Clothes Call
by Anita Diamant
While packing away my winter woolies I discovered that my warm-weather wardrobe was down to three dresses, three wearable pairs of capris and a mess of t-shirts, where mess = stained and pilled. (I thought I did a thorough edit last fall.)
Thus I started shopping, looking to have my fancy struck. But in the process of scouting the magazines for spring and summer wear, I’ve become worried about Eileen Fisher. She is showing a wardrobe appropriate for a Chinese funeral – white being the color of mourning.
Is she depressed? Is she physically ill and fading away?
There is something sad about all those asymmetrical grey and white pajamas. The well-cut looseness– her trademark silhouette – is starting to look like she’s given up on the human body. These are clothes made for the couch, if you don’t mind looking like an unmade bed after watching a single episode of The Unbreakable Kimmie Schmidt. Then again, Ms. Fisher favors linen, the most passive-aggressive of all fabrics.
I’m not asking her to go all Lily Pulitzer. Eileen has always leaned to monochromatic – especially black. But at least black is de trop, the presence of all color, dramatic. Her whites, on the other hand, are absent all drama; they threaten to make a girl disappear.
I own a small collection of EF, mostly purchased at consignment shops. They are well made and last for years. My Eileen Fisher “pieces” (which is what you call a sweatshirt that retails for more than $200) include a pair of pants, four long sleeve silk tees, the aforementioned sweatshirt and a sweater.
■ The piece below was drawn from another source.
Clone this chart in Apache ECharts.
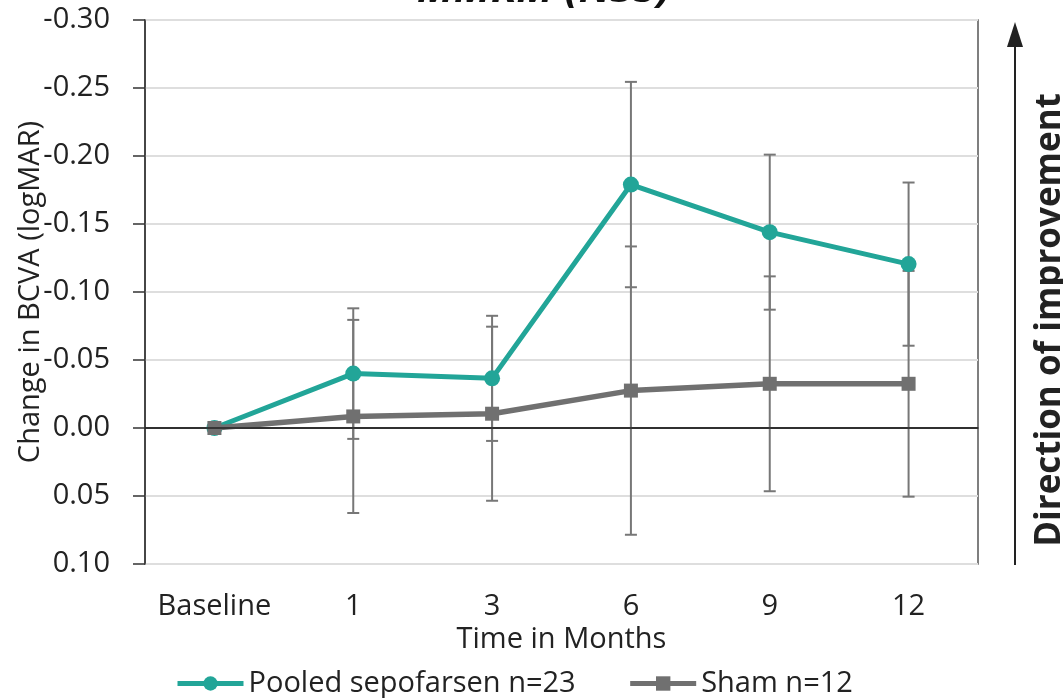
<!DOCTYPE html>
<html><head><meta charset="utf-8">
<script src="https://cdn.jsdelivr.net/npm/echarts@6/dist/echarts.min.js"></script>
<style>html,body{margin:0;padding:0;background:#fff}#c{width:1063px;height:698px}</style>
</head><body><div id="c"></div>
<script>
const categories = ['Baseline', '1', '3', '6', '9', '12'];
const sepoMean = [0, -0.040, -0.0365, -0.179, -0.144, -0.1205];
const sepoErr  = [0, 0.048, 0.046, 0.0755, 0.057, 0.060];
const shamMean = [0, -0.0085, -0.0105, -0.0275, -0.0325, -0.0325];
const shamErr  = [0, 0.071, 0.064, 0.106, 0.079, 0.083];
const yTicks = [-0.30, -0.25, -0.20, -0.15, -0.10, -0.05, 0.00, 0.05, 0.10];

const FONT = '"Open Sans", "Noto Sans", sans-serif';
const TEAL = '#22a598', GREY = '#707070';
const FS = 29;

function errSeries(mean, err) {
  return {
    type: 'custom', z: 1, silent: true,
    data: mean.map((m, i) => [i, m - err[i], m + err[i]]),
    renderItem: (params, api) => {
      if (api.value(1) === api.value(2)) return null;
      const top = api.coord([api.value(0), api.value(1)]);
      const bot = api.coord([api.value(0), api.value(2)]);
      const hw = 6;
      const st = { stroke: '#777', lineWidth: 2 };
      return { type: 'group', children: [
        { type: 'line', shape: { x1: top[0], y1: top[1], x2: bot[0], y2: bot[1] }, style: st },
        { type: 'line', shape: { x1: top[0]-hw, y1: top[1], x2: top[0]+hw, y2: top[1] }, style: st },
        { type: 'line', shape: { x1: bot[0]-hw, y1: bot[1], x2: bot[0]+hw, y2: bot[1] }, style: st }
      ]};
    }
  };
}

const chart = echarts.init(document.getElementById('c'), null, { renderer: 'canvas' });
chart.setOption({
  animation: false,
  textStyle: { fontFamily: FONT },
  grid: { left: 145, right: 85, top: 20, bottom: 134, show: true, borderColor: '#555', borderWidth: 1.5,
          containLabel: false, outerBoundsMode: 'none' },
  xAxis: {
    type: 'category', data: categories, boundaryGap: true,
    axisLine: { lineStyle: { color: '#333', width: 1.5 } },
    axisTick: { show: false },
    axisLabel: { fontSize: FS, color: '#222', margin: 28, fontFamily: FONT, interval: 0, hideOverlap: false },
    name: 'Time in Months', nameLocation: 'middle', nameGap: 61, nameMoveOverlap: false,
    nameTextStyle: { fontSize: FS, color: '#222', fontFamily: FONT }
  },
  yAxis: {
    type: 'value', inverse: true, min: yTicks[0], max: yTicks[yTicks.length-1], interval: 0.05,
    axisLine: { show: true, onZero: false, lineStyle: { color: '#333', width: 1.5 } },
    axisTick: { show: true, length: 12, lineStyle: { color: '#333', width: 1.5 } },
    axisLabel: { fontSize: FS, color: '#222', margin: 35, fontFamily: FONT,
      formatter: v => { const r = Math.round(v*100)/100; return (Math.abs(r) < 1e-9 ? 0 : r).toFixed(2); } },
    splitLine: { lineStyle: { color: '#dedede', width: 2 } },
    name: 'Change in BCVA (logMAR)', nameLocation: 'middle', nameGap: 100, nameRotate: 90, nameMoveOverlap: false,
    nameTextStyle: { fontSize: FS, color: '#222', fontFamily: FONT }
  },
  legend: {
    top: 664, left: 170, itemWidth: 66, itemHeight: 18, itemGap: 52,
    textStyle: { fontSize: FS, color: '#222', fontFamily: FONT },
    data: [
      { name: 'Pooled sepofarsen n=23', lineStyle: { width: 5, color: TEAL } },
      { name: 'Sham n=12', lineStyle: { width: 5, color: GREY } }
    ]
  },
  series: [
    errSeries(sepoMean, sepoErr),
    errSeries(shamMean, shamErr),
    {
      name: 'Pooled sepofarsen n=23', type: 'line', z: 3, data: sepoMean,
      symbol: 'circle', symbolSize: 16,
      lineStyle: { color: TEAL, width: 5 }, itemStyle: { color: TEAL },
      markLine: { silent: true, symbol: 'none', label: { show: false },
        lineStyle: { color: '#222', width: 1.5, type: 'solid' }, data: [{ yAxis: 0 }] }
    },
    {
      name: 'Sham n=12', type: 'line', z: 4, data: shamMean,
      symbol: 'rect', symbolSize: 14,
      lineStyle: { color: GREY, width: 5.5 }, itemStyle: { color: GREY }
    }
  ],
  graphic: [
    { type: 'text', style: { text: 'MMRM (N35)', x: 544, y: 11, align: 'center', verticalAlign: 'bottom',
      font: 'italic bold 42px ' + FONT, fill: '#111' } },
    { type: 'line', shape: { x1: 1015, y1: 565, x2: 1015, y2: 40 }, style: { stroke: '#222', lineWidth: 2 } },
    { type: 'polygon', shape: { points: [[1015, 22], [1007, 47], [1023, 47]] }, style: { fill: '#222' } },
    { type: 'text', x: 1050, y: 320, rotation: Math.PI/2,
      style: { text: 'Direction of improvement', align: 'center', verticalAlign: 'middle',
        font: 'bold 35px ' + FONT, fill: '#222' } }
  ]
});
</script></body></html>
Said sweater hails from the late ‘90s and is the color of an emerald in a jewelry case, where the lights are arranged so the gem seems to glow from within. I bought it at Bloomingdales in the days Bloomingdales sold clothes for women who work for a living. Whenever I open the drawer and see that green – a daffodil stem before it flowers — I am encouraged. The glass is half full of springtime. Things are going to be okay.
Her new white togs elicit a sigh of resignation.
Or maybe Eileen is designing specifically for brown and black women; women for whom a beige poncho isn’t camouflage but a yin that proves the power and pop of their yang.
But to what end? Lupita Nyong’o would look good in a brown paper bag. Or a white plastic bag. Or even linen sack by Eileen Fischer. But why on earth would she bother when the whole damn rainbow suits her so well.